Mets Hit 2015 Peak with Opening Day 3-1 Win by Ancient Bartolo Colon Over Nats’ $210 Million Man, Cy Young Winner Max Scherzer; Cancel the Rest of the Season!

Re-posted by Nicholas Stix

I don’t get the big deal about Colon starting Opening Day. Why didn’t Mets skipper Terry Collins simply say he was being rewarded for being the team’s ace last year?
 

Colon shows, at 41, he's still got it
By Anthony DiComo @AnthonyDiComo
April 6, 2015
MLB.com

WASHINGTON -- When the Mets named 41-year-old Bartolo Colon their Opening Day starter, the baseball world met their announcement with confusion, laughter and in some cases even scorn. The 2015 Mets were built on young, homegrown pitching, came the chorus. How can they entrust their Opening Day start to an aging mercenary?

Colon quieted those critics on Monday, putting on a strike-throwing clinic over six innings of one-run ball in a 3-1 win against the Nationals.

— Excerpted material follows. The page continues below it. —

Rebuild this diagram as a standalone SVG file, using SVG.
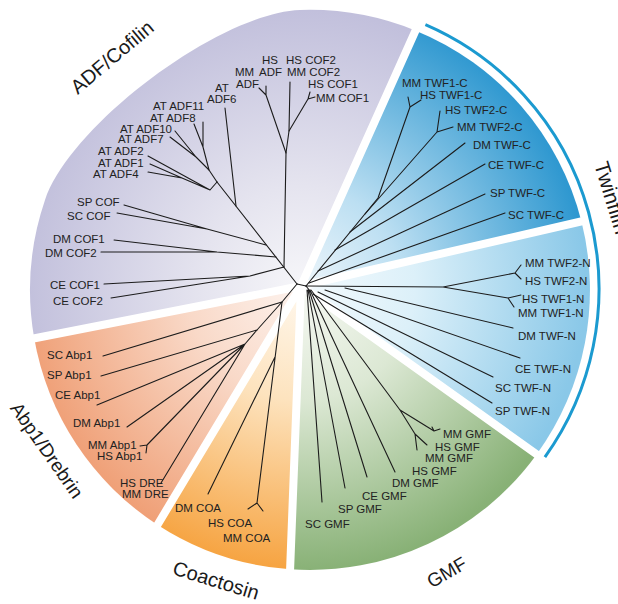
<svg xmlns="http://www.w3.org/2000/svg" width="618" height="604" viewBox="0 0 618 604">
<style>
.br{fill:none;stroke:#1c1c1c;stroke-width:1.1;stroke-linecap:round;stroke-linejoin:round}
.lb{font-family:"Liberation Sans",Arial,sans-serif;font-size:11.5px;fill:#222}
.gl{font-family:"Liberation Sans",Arial,sans-serif;font-size:20px;fill:#1a1a1a}
.sep{stroke:#fff;stroke-width:8;fill:none}
</style>
<defs>
<radialGradient id="gAdf" gradientUnits="userSpaceOnUse" cx="301" cy="286" r="285"><stop offset="0" stop-color="#f6f6f9"/><stop offset="0.35" stop-color="#e5e4ef"/><stop offset="1" stop-color="#c0bedb"/></radialGradient>
<radialGradient id="gTwc" gradientUnits="userSpaceOnUse" cx="301" cy="286" r="285"><stop offset="0" stop-color="#eef6fb"/><stop offset="0.35" stop-color="#bcdff2"/><stop offset="1" stop-color="#2f98d0"/></radialGradient>
<radialGradient id="gTwn" gradientUnits="userSpaceOnUse" cx="301" cy="286" r="285"><stop offset="0" stop-color="#f4fafd"/><stop offset="0.4" stop-color="#dcf0f9"/><stop offset="1" stop-color="#8ac8e8"/></radialGradient>
<radialGradient id="gGmf" gradientUnits="userSpaceOnUse" cx="301" cy="286" r="285"><stop offset="0" stop-color="#f7f9f4"/><stop offset="0.4" stop-color="#dce8d4"/><stop offset="1" stop-color="#88b176"/></radialGradient>
<radialGradient id="gCoa" gradientUnits="userSpaceOnUse" cx="301" cy="286" r="285"><stop offset="0" stop-color="#fff8ee"/><stop offset="0.4" stop-color="#fde3be"/><stop offset="1" stop-color="#f6a340"/></radialGradient>
<radialGradient id="gAbp" gradientUnits="userSpaceOnUse" cx="301" cy="286" r="285"><stop offset="0" stop-color="#fdf3ee"/><stop offset="0.4" stop-color="#f9d9c8"/><stop offset="1" stop-color="#ef9d73"/></radialGradient>
</defs>
<rect width="618" height="604" fill="#fff"/>
<g id="sectors">
<path id="sector-adf" d="M301,286 L34.2,338.3 A280,280 0 0 1 45,200 C70.7,124.3 220,12.9 300,10 A280,280 0 0 1 415.8,30.7 Z" fill="url(#gAdf)"/>
<path id="sector-twf-c" d="M301,286 L415.8,30.7 A280,280 0 0 1 581.4,221.3 Z" fill="url(#gTwc)"/>
<path id="sector-twf-n" d="M301,286 L581.4,221.3 A280,280 0 0 1 536.8,454.2 Z" fill="url(#gTwn)"/>
<path id="sector-gmf" d="M301,286 L536.8,454.2 A280,280 0 0 1 290,569.3 Z" fill="url(#gGmf)"/>
<path id="sector-coa" d="M301,286 L290,569.3 A280,280 0 0 1 157.3,524.7 Z" fill="url(#gCoa)"/>
<path id="sector-abp" d="M301,286 L157.3,524.7 A280,280 0 0 1 34.2,338.3 Z" fill="url(#gAbp)"/>
</g>
<g id="separators">
<path class="sep" d="M301,286 L427,5 M301,286 L609,215 M301,286 L560,471 M301,286 L289,598 M301,286 L143,549 M301,286 L8,343.5"/>
</g>
<path id="twinfilin-arc" d="M425.4,24.7 A288,288 0 0 1 544.9,457" fill="none" stroke="#1b9ad0" stroke-width="3"/>
<g id="connectors">
<path class="br" d="M297,284 L306,286"/>
<path class="br" d="M297,284 L217,182"/>
<path class="br" d="M284,267 L250,276 L104,284 M250,276 L111,298"/>
<path class="br" d="M284,267 L286,153 L289,131 L290,82"/>
<path class="br" d="M286,153 L266,95 L259,88 M266,95 L266,86"/>
<path class="br" d="M289,131 L308,99 L310,92 M308,99 L315,97"/>
<path class="br" d="M276,257 L217,252 L114,240 M217,252 L101,252"/>
<path class="br" d="M266,245 L207,229 L124,205 M207,229 L117,213"/>
<path class="br" d="M236,206 L225,108"/>
<path class="br" d="M217,182 L209,170 L203,147 L203,122 M203,147 L194,124"/>
<path class="br" d="M209,170 L196,157 L175,131 M196,157 L170,137"/>
<path class="br" d="M217,182 L210,190 L148,156 M210,190 L182,178 L150,164 M182,178 L148,172"/>
<path class="br" d="M297,284 L282,302 L103,356"/>
<path class="br" d="M282,302 L257,330 L101,376"/>
<path class="br" d="M257,330 L245,344 L97,405 M245,344 L127,427 M245,344 L147,445 L140,446 M147,445 L146,453 M245,344 L161,483"/>
<path class="br" d="M282,302 L257,503 L248,509 M257,503 L263,511 M275,357 L208,494"/>
<path class="br" d="M306,286 L378,198 L410,107 L408,97 M410,107 L421,100"/>
<path class="br" d="M365,214 L437,132 L440,111 M437,132 L453,127"/>
<path class="br" d="M350,232 L465,143 M335,250 L485,164 M318,271 L485,194 M309,283 L505,213"/>
<path class="br" d="M306,286 L443,287 L515,273 L521,265 M515,273 L521,279 M443,287 L508,298 L521,295 M508,298 L514,307"/>
<path class="br" d="M345,288 L513,328 M325,290 L520,358 M318,292 L493,377 M313,294 L492,403"/>
<path class="br" d="M306,286 L310,291 M307,290 L322,502 M308,290 L345,488 M309,290 L367,477 M310,290 L395,472"/>
<path class="br" d="M311,290 L400,410 L434,431 L432,427 M434,431 L440,429 M400,410 L415,434 L417,450 M415,434 L427,445"/>
</g>
<g id="clade-adf-cofilin">
<text class="gl" transform="translate(116.5,62.4) rotate(-40)" text-anchor="middle">ADF/Cofilin</text>
<text class="lb" x="262" y="63.5">HS</text>
<text class="lb" x="259" y="75.5">ADF</text>
<text class="lb" x="235" y="75.5">MM</text>
<text class="lb" x="236" y="88">ADF</text>
<text class="lb" x="215" y="92">AT</text>
<text class="lb" x="207" y="102.5">ADF6</text>
<text class="lb" x="286" y="63.5">HS COF2</text>
<text class="lb" x="287" y="75.5">MM COF2</text>
<text class="lb" x="308" y="88">HS COF1</text>
<text class="lb" x="316" y="102">MM COF1</text>
<text class="lb" x="153" y="110">AT ADF11</text>
<text class="lb" x="150" y="122">AT ADF8</text>
<text class="lb" x="120" y="132.5">AT ADF10</text>
<text class="lb" x="118" y="143">AT ADF7</text>
<text class="lb" x="98" y="155">AT ADF2</text>
<text class="lb" x="98" y="167">AT ADF1</text>
<text class="lb" x="93" y="178">AT ADF4</text>
<text class="lb" x="77" y="206">SP COF</text>
<text class="lb" x="67" y="220">SC COF</text>
<text class="lb" x="53" y="243">DM COF1</text>
<text class="lb" x="45" y="257">DM COF2</text>
<text class="lb" x="50" y="289">CE COF1</text>
<text class="lb" x="53" y="305">CE COF2</text>
</g>
<g id="clade-twinfilin">
<text class="gl" transform="translate(605,200) rotate(73)" text-anchor="middle" style="font-size:21px">Twinfilin</text>
<text class="lb" x="402" y="87">MM TWF1-C</text>
<text class="lb" x="420" y="99">HS TWF1-C</text>
<text class="lb" x="445" y="114">HS TWF2-C</text>
<text class="lb" x="457" y="131">MM TWF2-C</text>
<text class="lb" x="473" y="149">DM TWF-C</text>
<text class="lb" x="488" y="169">CE TWF-C</text>
<text class="lb" x="490" y="197">SP TWF-C</text>
<text class="lb" x="508" y="219">SC TWF-C</text>
<text class="lb" x="525" y="267">MM TWF2-N</text>
<text class="lb" x="525" y="285">HS TWF2-N</text>
<text class="lb" x="522" y="303">HS TWF1-N</text>
<text class="lb" x="518" y="317">MM TWF1-N</text>
<text class="lb" x="518" y="340">DM TWF-N</text>
<text class="lb" x="515" y="373">CE TWF-N</text>
<text class="lb" x="495" y="392">SC TWF-N</text>
<text class="lb" x="495" y="415">SP TWF-N</text>
</g>
<g id="clade-gmf">
<text class="gl" transform="translate(450,578) rotate(-30)" text-anchor="middle" style="font-size:19px">GMF</text>
<text class="lb" x="443" y="438">MM GMF</text>
<text class="lb" x="435" y="450.5">HS GMF</text>
<text class="lb" x="425" y="462">MM GMF</text>
<text class="lb" x="412" y="475">HS GMF</text>
<text class="lb" x="392" y="487">DM GMF</text>
<text class="lb" x="362" y="500">CE GMF</text>
<text class="lb" x="338" y="513">SP GMF</text>
<text class="lb" x="305" y="528">SC GMF</text>
</g>
<g id="clade-coactosin">
<text class="gl" transform="translate(214,587) rotate(17)" text-anchor="middle">Coactosin</text>
<text class="lb" x="175" y="512">DM COA</text>
<text class="lb" x="208" y="527">HS COA</text>
<text class="lb" x="223" y="542">MM COA</text>
</g>
<g id="clade-abp1-drebrin">
<text class="gl" transform="translate(41.5,454) rotate(55)" text-anchor="middle" style="font-size:19px">Abp1/Drebrin</text>
<text class="lb" x="47" y="358.5">SC Abp1</text>
<text class="lb" x="47" y="378.5">SP Abp1</text>
<text class="lb" x="55" y="398.5">CE Abp1</text>
<text class="lb" x="73" y="426.5">DM Abp1</text>
<text class="lb" x="88" y="448.5">MM Abp1</text>
<text class="lb" x="97" y="460">HS Abp1</text>
<text class="lb" x="120" y="487">HS DRE</text>
<text class="lb" x="122" y="498">MM DRE</text>
</g>
</svg>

Bryce Harper's solo homer aside, Colon was near-perfect, striking out eight while scattering just three hits and a walk.

"He was the right man for today's game," manager Terry Collins said. "I still stand by that. He showed it. He pitched an outstanding ballgame for us."

Though the Mets could have given their Opening Day start to any number of pitchers, including reigning National League Rookie of the Year Jacob deGrom or all-everything right-hander Matt Harvey, they chose instead to give it to Colon.

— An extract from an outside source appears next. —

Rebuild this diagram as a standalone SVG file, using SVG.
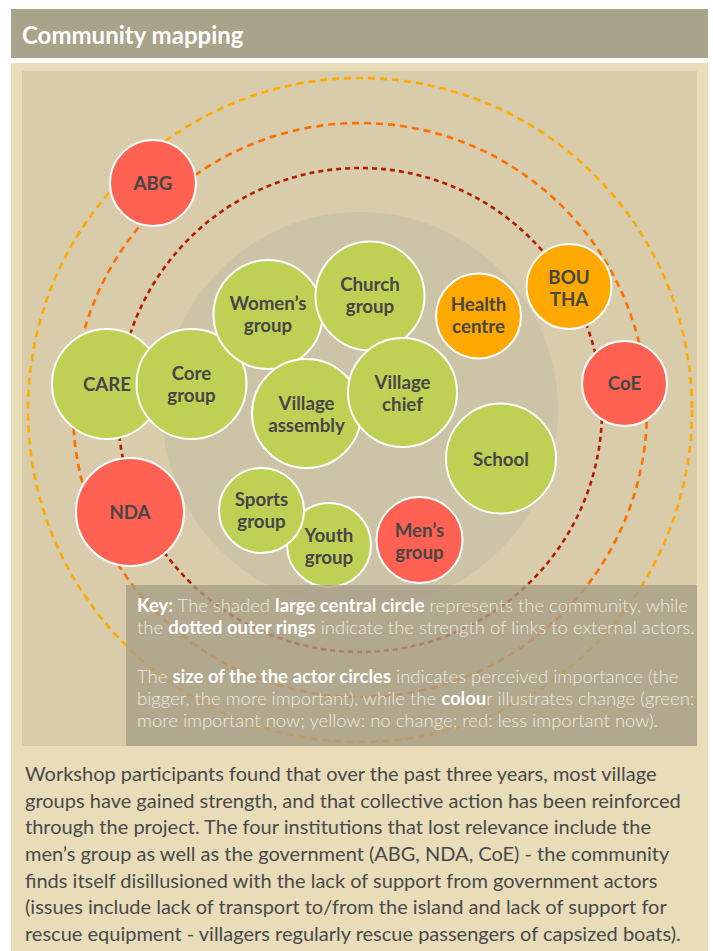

Collins' justification was that he wanted experience on the mound Opening Day, particularly against a loaded Nationals team with aspirations of wrapping up the NL East title by June.

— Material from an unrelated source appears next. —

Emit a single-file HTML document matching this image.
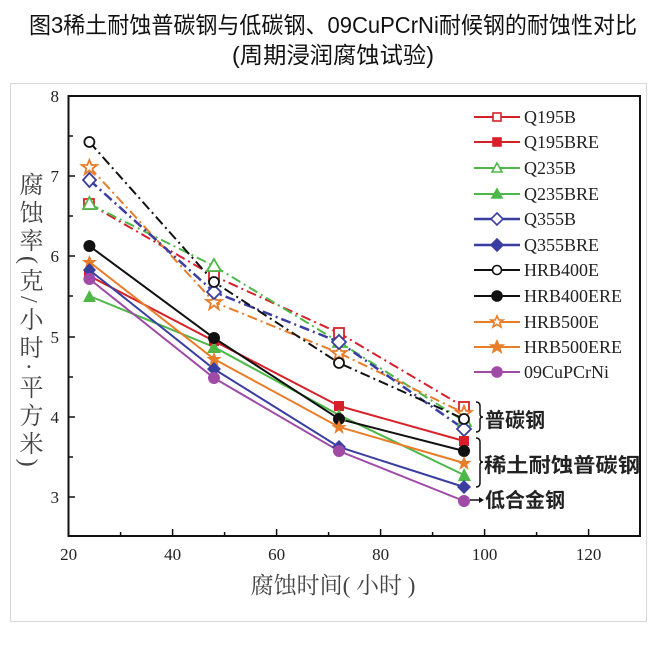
<!DOCTYPE html>
<html><head><meta charset="utf-8"><style>
body{margin:0;background:#fff;}
svg{display:block;}
.t{font-family:"Liberation Sans","Noto Sans CJK SC",sans-serif;}
.s{font-family:"Liberation Serif","Noto Serif CJK SC",serif;}
</style></head><body>
<svg width="660" height="645" viewBox="0 0 660 645" xmlns="http://www.w3.org/2000/svg">
<text class="t" x="333" y="33" font-size="23" text-anchor="middle" textLength="608" lengthAdjust="spacingAndGlyphs" fill="#111">图3稀土耐蚀普碳钢与低碳钢、09CuPCrNi耐候钢的耐蚀性对比</text>
<text class="t" x="333" y="63" font-size="23" text-anchor="middle" textLength="202" lengthAdjust="spacingAndGlyphs" fill="#111">(周期浸润腐蚀试验)</text>
<rect x="10.5" y="83.5" width="636" height="538" fill="none" stroke="#d8d8d8" stroke-width="1"/>
<rect x="68.5" y="96" width="571.5" height="440" fill="none" stroke="#111" stroke-width="2"/>
<g stroke="#111" stroke-width="1.5">
<line x1="68.6" y1="536" x2="68.6" y2="529"/><line x1="120.6" y1="536" x2="120.6" y2="532"/>
<line x1="172.6" y1="536" x2="172.6" y2="529"/><line x1="224.6" y1="536" x2="224.6" y2="532"/>
<line x1="276.6" y1="536" x2="276.6" y2="529"/><line x1="328.6" y1="536" x2="328.6" y2="532"/>
<line x1="380.6" y1="536" x2="380.6" y2="529"/><line x1="432.6" y1="536" x2="432.6" y2="532"/>
<line x1="484.6" y1="536" x2="484.6" y2="529"/><line x1="536.6" y1="536" x2="536.6" y2="532"/>
<line x1="588.6" y1="536" x2="588.6" y2="529"/>
<line x1="68.5" y1="136" x2="73" y2="136"/><line x1="68.5" y1="176" x2="75" y2="176"/>
<line x1="68.5" y1="216" x2="73" y2="216"/><line x1="68.5" y1="256" x2="75" y2="256"/>
<line x1="68.5" y1="296" x2="73" y2="296"/><line x1="68.5" y1="337" x2="75" y2="337"/>
<line x1="68.5" y1="377" x2="73" y2="377"/><line x1="68.5" y1="417" x2="75" y2="417"/>
<line x1="68.5" y1="457" x2="73" y2="457"/><line x1="68.5" y1="497" x2="75" y2="497"/>
</g>
<g class="s" font-size="17" fill="#222">
<g text-anchor="middle">
<text x="68.6" y="560">20</text><text x="172.6" y="560">40</text><text x="276.6" y="560">60</text>
<text x="380.6" y="560">80</text><text x="484.6" y="560">100</text><text x="588.6" y="560">120</text>
</g>
<g text-anchor="end">
<text x="59" y="102">8</text><text x="59" y="182">7</text><text x="59" y="262">6</text>
<text x="59" y="343">5</text><text x="59" y="423">4</text><text x="59" y="503">3</text>
</g>
</g>
<text class="s" x="333" y="593" font-size="23" text-anchor="middle" fill="#444">腐蚀时间( 小时 )</text>
<text class="s" x="28" y="172" font-size="24" fill="#444" letter-spacing="4" style="writing-mode:vertical-rl;">腐蚀率(克/小时·平方米)</text>

<g fill="none" stroke-width="2">
<polyline stroke="#d8202a" stroke-dasharray="10,4,2,4" points="89.4,204 214,276 339,333 464,407"/>
<polyline stroke="#4db848" stroke-dasharray="10,4,2,4" points="89.4,204 214,266 339,342 464,421"/>
<polyline stroke="#e87d2a" stroke-dasharray="10,4,2,4" points="89.4,167 214,302 339,353 464,413"/>
<polyline stroke="#3a3ea0" stroke-width="2.5" stroke-dasharray="10,4,2,4" points="89.4,180 214,292 339,342 464,429"/>
<polyline stroke="#111" stroke-dasharray="10,4,2,4" points="89.4,142 214,282 339,363 464,419"/>
</g>
<g fill="none" stroke-width="2">
<polyline stroke="#d8202a" points="89.4,276 214,341 339,406 464,441"/>
<polyline stroke="#4db848" points="89.4,296 214,347 339,415 464,475"/>
<polyline stroke="#3a3ea0" points="89.4,270 214,369 339,447 464,487"/>
<polyline stroke="#111" points="89.4,246 214,338 339,419 464,451"/>
<polyline stroke="#e87d2a" points="89.4,262 214,359 339,427 464,463"/>
<polyline stroke="#a04aa8" points="89.4,279 214,378 339,451 464,501"/>
</g>
<g stroke-width="1.8">
<g fill="#fff" stroke="#d8202a"><rect x="84" y="199" width="10" height="10"/><rect x="209" y="271" width="10" height="10"/><rect x="334" y="328" width="10" height="10"/><rect x="459" y="402" width="10" height="10"/></g>
<g fill="#fff" stroke="#4db848"><polygon points="89.4,197 83,209 96,209"/><polygon points="214,259 207,271 221,271"/><polygon points="339,335 333,347 346,347"/><polygon points="464,414 458,426 471,426"/></g>
<g fill="#fff" stroke="#e87d2a">
<polygon points="89.4,160 91.5,165 97,165 92.5,168.5 94,174 89.4,170.5 84.8,174 86.3,168.5 81.8,165 87.3,165"/>
<polygon points="214,295 216.1,300 221.6,300 217.1,303.5 218.6,309 214,305.5 209.4,309 210.9,303.5 206.4,300 211.9,300"/>
<polygon points="339,346 341.1,351 346.6,351 342.1,354.5 343.6,360 339,356.5 334.4,360 335.9,354.5 331.4,351 336.9,351"/>
<polygon points="464,406 466.1,411 471.6,411 467.1,414.5 468.6,420 464,416.5 459.4,420 460.9,414.5 456.4,411 461.9,411"/>
</g>
<g fill="#fff" stroke="#3a3ea0"><polygon points="89.4,173 96,180 89.4,187 83,180"/><polygon points="214,285 221,292 214,299 207,292"/><polygon points="339,335 346,342 339,349 332,342"/><polygon points="464,422 471,429 464,436 457,429"/></g>
<g fill="#fff" stroke="#111"><circle cx="89.4" cy="142" r="5"/><circle cx="214" cy="282" r="5"/><circle cx="339" cy="363" r="5"/><circle cx="464" cy="419" r="5"/></g>
<g fill="#d8202a" stroke="none"><rect x="84" y="271" width="10" height="10"/><rect x="209" y="336" width="10" height="10"/><rect x="334" y="401" width="10" height="10"/><rect x="459" y="436" width="10" height="10"/></g>
<g fill="#4db848"><polygon points="89.4,290 83,302 96,302"/><polygon points="214,341 207,353 221,353"/><polygon points="339,409 333,421 346,421"/><polygon points="464,468 458,481 471,481"/></g>
<g fill="#111"><circle cx="89.4" cy="246" r="6"/><circle cx="214" cy="338" r="6"/><circle cx="339" cy="419" r="6"/><circle cx="464" cy="451" r="6"/></g>
<g fill="#e87d2a">
<polygon points="89.4,255 91.5,260 97,260 92.5,263.5 94,269 89.4,265.5 84.8,269 86.3,263.5 81.8,260 87.3,260"/>
<polygon points="214,352 216.1,357 221.6,357 217.1,360.5 218.6,366 214,362.5 209.4,366 210.9,360.5 206.4,357 211.9,357"/>
<polygon points="339,420 341.1,425 346.6,425 342.1,428.5 343.6,434 339,430.5 334.4,434 335.9,428.5 331.4,425 336.9,425"/>
<polygon points="464,456 466.1,461 471.6,461 467.1,464.5 468.6,470 464,466.5 459.4,470 460.9,464.5 456.4,461 461.9,461"/>
</g>
<g fill="#3a3ea0"><polygon points="89.4,263 96,270 89.4,277 83,270"/><polygon points="214,362 221,369 214,376 207,369"/><polygon points="339,440 346,447 339,454 332,447"/><polygon points="464,480 471,487 464,494 457,487"/></g>
<g fill="#a04aa8"><circle cx="89.4" cy="279" r="6"/><circle cx="214" cy="378" r="6"/><circle cx="339" cy="451" r="6"/><circle cx="464" cy="501" r="6"/></g>
</g>
<g fill="none" stroke="#111" stroke-width="1.5">
<path d="M476,402 q4,0 4,4 v8 q0,3 3,3 q-3,0 -3,3 v8 q0,4 -4,4"/>
<path d="M476,438 q4,0 4,4 v17 q0,3 3,3 q-3,0 -3,3 v18 q0,4 -4,4"/>
<line x1="470" y1="500" x2="480" y2="500"/>
</g>
<polygon points="484,500 479,497 479,503" fill="#111"/>
<g class="t" font-size="20" font-weight="bold" fill="#222">
<text x="485" y="427">普碳钢</text>
<text x="484" y="472" textLength="156" lengthAdjust="spacingAndGlyphs">稀土耐蚀普碳钢</text>
<text x="485" y="507">低合金钢</text>
</g>
<rect x="463" y="97" width="176" height="285" fill="#fff" stroke="none"/>
<g stroke-width="2" fill="none">
<line x1="474" y1="117" x2="520" y2="117" stroke="#d8202a"/>
<line x1="474" y1="142" x2="520" y2="142" stroke="#d8202a"/>
<line x1="474" y1="168" x2="520" y2="168" stroke="#4db848"/>
<line x1="474" y1="194" x2="520" y2="194" stroke="#4db848"/>
<line x1="474" y1="219" x2="520" y2="219" stroke="#3a3ea0" stroke-width="2.5"/>
<line x1="474" y1="245" x2="520" y2="245" stroke="#3a3ea0" stroke-width="2.5"/>
<line x1="474" y1="270" x2="520" y2="270" stroke="#111"/>
<line x1="474" y1="296" x2="520" y2="296" stroke="#111"/>
<line x1="474" y1="322" x2="520" y2="322" stroke="#e87d2a"/>
<line x1="474" y1="347" x2="520" y2="347" stroke="#e87d2a"/>
<line x1="474" y1="372" x2="520" y2="372" stroke="#a04aa8"/>
</g>
<g stroke-width="1.6">
<rect x="493" y="113" width="8" height="8" fill="#fff" stroke="#d8202a"/>
<rect x="493" y="138" width="8" height="8" fill="#d8202a" stroke="#d8202a"/>
<polygon points="497,163 492,172 502,172" fill="#fff" stroke="#4db848"/>
<polygon points="497,189 492,198 502,198" fill="#4db848" stroke="#4db848"/>
<polygon points="497,213 503,219 497,225 491,219" fill="#fff" stroke="#3a3ea0"/>
<polygon points="497,239 503,245 497,251 491,245" fill="#3a3ea0" stroke="#3a3ea0"/>
<circle cx="497" cy="270" r="4.5" fill="#fff" stroke="#111"/>
<circle cx="497" cy="296" r="5" fill="#111" stroke="#111"/>
<polygon points="497,316 498.8,320 503,320 499.7,322.6 501,327 497,324.3 493,327 494.3,322.6 491,320 495.2,320" fill="#fff" stroke="#e87d2a"/>
<polygon points="497,341 498.8,345 503,345 499.7,347.6 501,352 497,349.3 493,352 494.3,347.6 491,345 495.2,345" fill="#e87d2a" stroke="#e87d2a"/>
<circle cx="497" cy="372" r="5" fill="#a04aa8" stroke="#a04aa8"/>
</g>
<g class="s" font-size="18" fill="#222">
<text x="524" y="123">Q195B</text><text x="524" y="148">Q195BRE</text>
<text x="524" y="174">Q235B</text><text x="524" y="200">Q235BRE</text>
<text x="524" y="225">Q355B</text><text x="524" y="251">Q355BRE</text>
<text x="524" y="276">HRB400E</text><text x="524" y="302">HRB400ERE</text>
<text x="524" y="328">HRB500E</text><text x="524" y="353">HRB500ERE</text>
<text x="524" y="378">09CuPCrNi</text>
</g>
</svg>
</body></html>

Those attributes shined through in the first inning, after a leadoff single and a Daniel Murphy fielding error gave the Nationals two men on base with no outs.

Colon rebounded by striking out Harper and Ryan Zimmerman in succession, then induced an inning-ending groundout from Wilson Ramos.
Though Harper tagged Colon with a leadoff homer in the sixth inning, the Nats did not string together another rally until Harper singled and Zimmerman walked with two outs in the sixth. Again, Colon found a way out of it, whiffing Ramos to complete his afternoon.

"I just tried to keep the team in the game," Colon said through an interpreter.

He wound up doing far more than that. Not only did Colon outpitch Max Scherzer, the Nationals' $210 million offseason investment, but he also wound up proving, at 41, that he was the correct choice for Opening Day.

"He's great at what he does," third baseman David Wright said. "He's not a guy that's going to throw 95, 96 [mph] by you anymore. But watching him from behind, watching him work, being in, out, up, down, adding a little, subtracting a little … very rarely does the catcher's glove move. It's impressive to watch."